I knew during all these thirty years since I got my first personal computer that every year something new and better had come along which I had eagerly adopted and delighted in. And here was all this stuff, covered with dust, old cables dried out and cracking, floppy drives corroding, CD’s storing so little that I have hundreds of them, portable hard drives holding so little that I had to keep adding new ones until I now have thirty or so portable hard drives.
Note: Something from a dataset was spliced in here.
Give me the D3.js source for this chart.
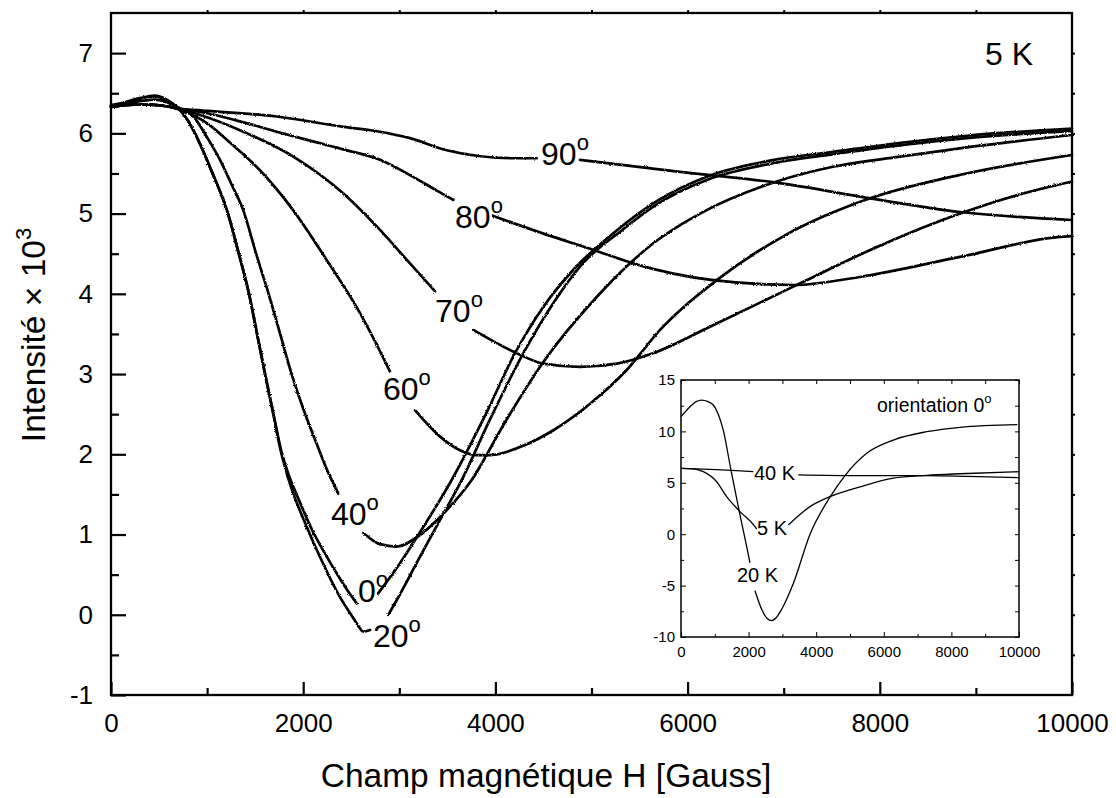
<!DOCTYPE html>
<html>
<head>
<meta charset="utf-8">
<script src="https://cdn.jsdelivr.net/npm/d3@7"></script>
<style>
  body { margin: 0; background: #fff; }
  svg { display: block; }
  text { font-family: "Liberation Sans", Arial, sans-serif; fill: #000; }
</style>
</head>
<body>
<svg id="chart" width="1116" height="798"></svg>
<script>
// ---- Main panel: EPR intensity vs field at 5 K, one trace per orientation ----
const xTicksMain = [0, 2000, 4000, 6000, 8000, 10000];
const xMinorMain = [1000, 3000, 5000, 7000, 9000];
const yTicksMain = [-1, 0, 1, 2, 3, 4, 5, 6, 7];
const yMinorMain = [-0.5, 0.5, 1.5, 2.5, 3.5, 4.5, 5.5, 6.5];

// [H (Gauss), intensity x 10^3]; null marks the gap left for the curve label
const curve0 = [[0,6.35],[150,6.39],[300,6.44],[450,6.46],[580,6.41],[684,6.33],[800,6.16],[874,6.0],[1050,5.52],[1217,5.0],[1330,4.5],[1436,4.0],[1520,3.5],[1603,3.0],[1690,2.5],[1770,2.05],[1850,1.74],[1949,1.45],[2100,1.04],[2209,0.80],[2383,0.45],[2480,0.27],[2557,0.14],null,[2782,0.27],[3000,0.63],[3216,1.03],[3545,1.68],[3900,2.5],[4204,3.26],[4500,3.84],[4811,4.30],[5262,4.79],[5700,5.17],[6200,5.46],[6900,5.67],[7517,5.77],[8200,5.88],[8904,5.97],[10000,6.06]];
const curve20 = [[0,6.34],[150,6.38],[300,6.43],[450,6.47],[580,6.42],[684,6.33],[800,6.16],[874,6.0],[1050,5.52],[1217,5.0],[1330,4.5],[1436,4.0],[1520,3.5],[1603,3.0],[1690,2.5],[1765,2.05],[1840,1.72],[1900,1.5],[2000,1.2],[2175,0.72],[2383,0.22],[2521,-0.04],[2580,-0.15],[2626,-0.21],[2695,-0.19],null,[2886,0.0],[3000,0.24],[3200,0.69],[3400,1.13],[3650,1.68],[3950,2.45],[4291,3.26],[4600,3.88],[4880,4.34],[5314,4.79],[5700,5.13],[6200,5.42],[6900,5.63],[7517,5.74],[8200,5.85],[8904,5.94],[10000,6.03]];
const curve40 = [[0,6.35],[150,6.37],[300,6.40],[450,6.42],[600,6.38],[720,6.31],[857,6.21],[1000,5.95],[1134,5.67],[1260,5.35],[1377,5.04],[1510,4.5],[1640,4.0],[1760,3.5],[1880,3.0],[2000,2.57],[2140,2.13],[2250,1.8],[2366,1.51],null,[2626,1.02],[2800,0.88],[2973,0.85],[3200,0.98],[3450,1.25],[3753,1.68],[4100,2.4],[4499,3.15],[5054,3.96],[5643,4.63],[6129,5.0],[6927,5.40],[7500,5.58],[8210,5.71],[9000,5.84],[10000,5.98]];
const curve60 = [[0,6.33],[300,6.36],[500,6.35],[700,6.30],[1030,6.1],[1204,5.92],[1550,5.54],[1897,5.04],[2245,4.42],[2591,3.76],[2834,3.2],[2903,3.03],null,[3163,2.55],[3424,2.22],[3632,2.05],[3800,1.99],[3950,1.99],[4256,2.09],[4603,2.30],[4985,2.63],[5366,3.05],[5713,3.55],[6303,4.17],[7000,4.72],[7898,5.19],[8900,5.5],[10000,5.73]];
const curve70 = [[0,6.33],[300,6.36],[500,6.35],[700,6.31],[1000,6.2],[1377,6.02],[1897,5.71],[2418,5.25],[2765,4.84],[3111,4.38],[3372,4.03],null,[3770,3.55],[4221,3.26],[4499,3.13],[4880,3.09],[5262,3.13],[5640,3.26],[6233,3.59],[7100,4.09],[8000,4.6],[8835,5.0],[9400,5.22],[10000,5.40]];
const curve80 = [[0,6.33],[300,6.36],[500,6.35],[700,6.31],[1000,6.25],[1400,6.13],[1724,6.02],[2100,5.9],[2418,5.8],[2799,5.67],[3111,5.48],[3400,5.28],[3562,5.17],null,[3978,4.97],[4500,4.75],[5016,4.55],[5432,4.38],[6265,4.17],[7099,4.11],[7794,4.21],[8835,4.46],[9875,4.71],[10000,4.72]];
const curve90 = [[0,6.33],[300,6.36],[500,6.35],[700,6.31],[1000,6.28],[1724,6.21],[2418,6.08],[2799,6.02],[3111,5.94],[3493,5.79],[4186,5.69],[4430,5.69],null,[4880,5.67],[5921,5.52],[6962,5.38],[7898,5.19],[8835,5.02],[10000,4.92]];

const mainCurves = [curve0, curve20, curve40, curve60, curve70, curve80, curve90];

// orientation labels: text, anchor [H, intensity] of the text baseline start
const angleLabels = [
  { text: "90", at: [4475, 5.604] },
  { text: "80", at: [3580, 4.819] },
  { text: "70", at: [3372, 3.648] },
  { text: "60", at: [2830, 2.676] },
  { text: "40", at: [2289, 1.118] },
  { text: "0",  at: [2570, 0.159] },
  { text: "20", at: [2726, -0.402] }
];

// ---- Inset: orientation 0°, three temperatures ----
const xTicksInset = [0, 2000, 4000, 6000, 8000, 10000];
const xMinorInset = [1000, 3000, 5000, 7000, 9000];
const yTicksInset = [-10, -5, 0, 5, 10, 15];
const yMinorInset = [-7.5, -2.5, 2.5, 7.5, 12.5];

const inset20K = [[0,11.43],[266,12.4],[450,12.9],[612,13.05],[800,12.9],[956,12.57],[1100,11.7],[1252,10.1],[1480,6.2],[1716,2.35],[1923,-0.9],[2041,-2.8],null,[2189,-5.5],[2386,-7.3],[2550,-8.2],[2683,-8.4],[2820,-8.1],[2978,-7.3],[3323,-4.8],[3817,0],[4408,3.6],[4852,5.7],[5494,7.87],[6282,9.16],[7268,9.97],[8254,10.4],[9950,10.65]];
const inset5K = [[0,6.41],[300,6.38],[660,6.08],[1056,5.1],[1350,3.65],[1745,2.2],[2189,0.74],[2239,0.5],null,[3175,0.9],[3817,2.68],[4408,3.65],[5296,4.6],[6282,5.45],[7268,5.72],[8254,5.88],[10000,6.08]];
const inset40K = [[0,6.41],[866,6.3],[1500,6.2],[2140,6.08],null,[3470,5.78],[5296,5.7],[7268,5.7],[8500,5.62],[10000,5.5]];

const insetCurves = [inset20K, inset5K, inset40K];
const insetLabels = [
  { text: "40 K", at: [2160, 5.27] },
  { text: "5 K",  at: [2249, -0.08] },
  { text: "20 K", at: [1657, -4.69] }
];

// ---------------------------------------------------------------
const svg = d3.select("#chart");
const FONT = '"Liberation Sans", Arial, sans-serif';

// slight ragged edge on the measured traces
const defs = svg.append("defs");
const rough = defs.append("filter").attr("id", "rough")
  .attr("x", "-2%").attr("y", "-2%").attr("width", "104%").attr("height", "104%");
rough.append("feTurbulence").attr("type", "fractalNoise")
  .attr("baseFrequency", 1.1).attr("numOctaves", 1).attr("seed", 4).attr("result", "n");
rough.append("feDisplacementMap").attr("in", "SourceGraphic").attr("in2", "n")
  .attr("scale", 2.6).attr("xChannelSelector", "R").attr("yChannelSelector", "G");

// main scales
const x = d3.scaleLinear().domain([0, 10000]).range([111, 1072]);
const y = d3.scaleLinear().domain([-1, 7.5]).range([695, 13]);

const line = d3.line()
  .defined(d => d !== null)
  .x(d => x(d[0])).y(d => y(d[1]))
  .curve(d3.curveMonotoneX);

svg.append("g").attr("filter", "url(#rough)")
  .selectAll("path").data(mainCurves).join("path")
  .attr("d", line)
  .attr("fill", "none").attr("stroke", "#000")
  .attr("stroke-width", 2.7).attr("stroke-linejoin", "round").attr("stroke-linecap", "round");

// frame
svg.append("rect")
  .attr("x", x(0)).attr("y", y(7.5))
  .attr("width", x(10000) - x(0)).attr("height", y(-1) - y(7.5))
  .attr("fill", "none").attr("stroke", "#000").attr("stroke-width", 2.3);

function tidy(g, size) {
  g.select(".domain").remove();
  g.attr("font-family", FONT).attr("font-size", size);
  g.selectAll("line").attr("stroke", "#000");
  g.selectAll("text").attr("fill", "#000");
}

// bottom axis (labels) + minor ticks
svg.append("g").attr("transform", `translate(0,${y(-1)})`)
  .call(d3.axisBottom(x).tickValues(xTicksMain).tickSizeInner(-13).tickSizeOuter(0)
    .tickPadding(18.5).tickFormat(d => String(d)))
  .call(g => tidy(g, 26))
  .call(g => g.selectAll("line").attr("stroke-width", 2.2));
svg.append("g").attr("transform", `translate(0,${y(-1)})`)
  .call(d3.axisBottom(x).tickValues(xMinorMain).tickSizeInner(-7).tickSizeOuter(0).tickFormat(""))
  .call(g => tidy(g, 26))
  .call(g => g.selectAll("line").attr("stroke-width", 2.2));

// left axis
svg.append("g").attr("transform", `translate(${x(0)},0)`)
  .call(d3.axisLeft(y).tickValues(yTicksMain).tickSizeInner(-15).tickSizeOuter(0)
    .tickPadding(18).tickFormat(d => String(d)))
  .call(g => tidy(g, 26))
  .call(g => g.selectAll("line").attr("stroke-width", 2.2));
svg.append("g").attr("transform", `translate(${x(0)},0)`)
  .call(d3.axisLeft(y).tickValues(yMinorMain).tickSizeInner(-8).tickSizeOuter(0).tickFormat(""))
  .call(g => tidy(g, 26))
  .call(g => g.selectAll("line").attr("stroke-width", 2.2));

// top and right: short outward marks
svg.append("g").attr("transform", `translate(0,${y(7.5)})`)
  .call(d3.axisTop(x).tickValues(d3.range(1000, 10000, 1000)).tickSizeInner(3).tickSizeOuter(0).tickFormat(""))
  .call(g => tidy(g, 26))
  .call(g => g.selectAll("line").attr("stroke-width", 2));
svg.append("g").attr("transform", `translate(${x(10000)},0)`)
  .call(d3.axisRight(y).tickValues(d3.range(-0.5, 7.5, 0.5)).tickSizeInner(3).tickSizeOuter(0).tickFormat(""))
  .call(g => tidy(g, 26))
  .call(g => g.selectAll("line").attr("stroke-width", 2));

// axis titles
svg.append("text")
  .attr("x", 546).attr("y", 787)
  .attr("text-anchor", "middle").attr("font-size", 33.5)
  .text("Champ magnétique H [Gauss]");

const yTitle = svg.append("text")
  .attr("transform", "translate(45,335) rotate(-90)")
  .attr("text-anchor", "middle").attr("font-size", 33.5);
yTitle.append("tspan").text("Intensité × 10");
yTitle.append("tspan").attr("font-size", 22).attr("dy", -14).text("3");

// temperature tag
svg.append("text").attr("x", 985).attr("y", 65).attr("font-size", 32).text("5 K");

// orientation labels with degree mark
angleLabels.forEach(l => {
  const t = svg.append("text")
    .attr("x", x(l.at[0])).attr("y", y(l.at[1]))
    .attr("font-size", 32);
  t.append("tspan").text(l.text);
  t.append("tspan").attr("font-size", 22).attr("dy", -15).text("o");
});

// ---- inset ----
const xi = d3.scaleLinear().domain([0, 10000]).range([681, 1019]);
const yi = d3.scaleLinear().domain([-10, 15]).range([637, 380]);

const inset = svg.append("g");
inset.append("rect")
  .attr("x", xi(0)).attr("y", yi(15))
  .attr("width", xi(10000) - xi(0)).attr("height", yi(-10) - yi(15))
  .attr("fill", "#fff");

const lineI = d3.line()
  .defined(d => d !== null)
  .x(d => xi(d[0])).y(d => yi(d[1]))
  .curve(d3.curveMonotoneX);

inset.append("g").selectAll("path").data(insetCurves).join("path")
  .attr("d", lineI)
  .attr("fill", "none").attr("stroke", "#000").attr("stroke-width", 1.3);

inset.append("rect")
  .attr("x", xi(0)).attr("y", yi(15))
  .attr("width", xi(10000) - xi(0)).attr("height", yi(-10) - yi(15))
  .attr("fill", "none").attr("stroke", "#000").attr("stroke-width", 1.5);

// inset ticks on all four sides, pointing inward
inset.append("g").attr("transform", `translate(0,${yi(-10)})`)
  .call(d3.axisBottom(xi).tickValues(xTicksInset).tickSizeInner(-5).tickSizeOuter(0)
    .tickPadding(9).tickFormat(d => String(d)))
  .call(g => tidy(g, 15));
inset.append("g").attr("transform", `translate(0,${yi(-10)})`)
  .call(d3.axisBottom(xi).tickValues(xMinorInset).tickSizeInner(-3).tickSizeOuter(0).tickFormat(""))
  .call(g => tidy(g, 15));
inset.append("g").attr("transform", `translate(0,${yi(15)})`)
  .call(d3.axisTop(xi).tickValues(xTicksInset.concat(xMinorInset)).tickSizeInner(-4).tickSizeOuter(0).tickFormat(""))
  .call(g => tidy(g, 15));
inset.append("g").attr("transform", `translate(${xi(0)},0)`)
  .call(d3.axisLeft(yi).tickValues(yTicksInset).tickSizeInner(-5).tickSizeOuter(0)
    .tickPadding(6).tickFormat(d => String(d)))
  .call(g => tidy(g, 15));
inset.append("g").attr("transform", `translate(${xi(0)},0)`)
  .call(d3.axisLeft(yi).tickValues(yMinorInset).tickSizeInner(-3).tickSizeOuter(0).tickFormat(""))
  .call(g => tidy(g, 15));
inset.append("g").attr("transform", `translate(${xi(10000)},0)`)
  .call(d3.axisRight(yi).tickValues(yTicksInset.concat(yMinorInset)).tickSizeInner(-4).tickSizeOuter(0).tickFormat(""))
  .call(g => tidy(g, 15));

const orient = inset.append("text")
  .attr("x", xi(5799)).attr("y", yi(11.89)).attr("font-size", 19.5);
orient.append("tspan").text("orientation 0");
orient.append("tspan").attr("font-size", 13).attr("dy", -9).text("o");

insetLabels.forEach(l => {
  inset.append("text")
    .attr("x", xi(l.at[0])).attr("y", yi(l.at[1]))
    .attr("font-size", 20).text(l.text);
});
</script>
</body>
</html>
And to complicate all of these devices, the chargers that connected them to power changed in plugin sizes from device to device leaving with me a large box of miscellaneous chargers with no idea what connects to what. And to make matters even worse, the wires that connected these devices to each other had different types of connection plugs using different programs. The result is that I have almost no idea how to retrieve any of the information on these different forms of storage.
Some of this clutter, for instance the tape cassettes used by the early Tandy need readers and wires that utilize forgotten computer programs that are now indecipherable to me so that all I can do is to throw them out with all the information on them. I don’t have any readers for the old floppy disks, carefully labeled, and suspect that the disks are corroded in any case. The CD’s and the portable drives, if I can find the right readers and cords to connect them are probably still readable, but I shifted to Apple from PC’s half way through and the Word Perfect programming on the PCs is hard to read. My only hope is to save the photographs that I began to take with digital cameras in 1998.
I have about 10 milk cartons full of this stuff and the old devices I used to use. But the moral of this story is that in the shift from manual to digital that I have so delighted in and adopted all these years, I have avoided thinking about the consequences of the digital revolution, completely closing my mind to what I (and I expect almost everyone else) has been been getting into. And now I am facing a reckoning and am overwhelmed.
The digital revolution that is powering change in the world that is overwhelming us and dislocating economies and cultural values and causing terrible polarization, is also leaving a stream of outmoded digital junk and tangles of wires that I am trying to decipher.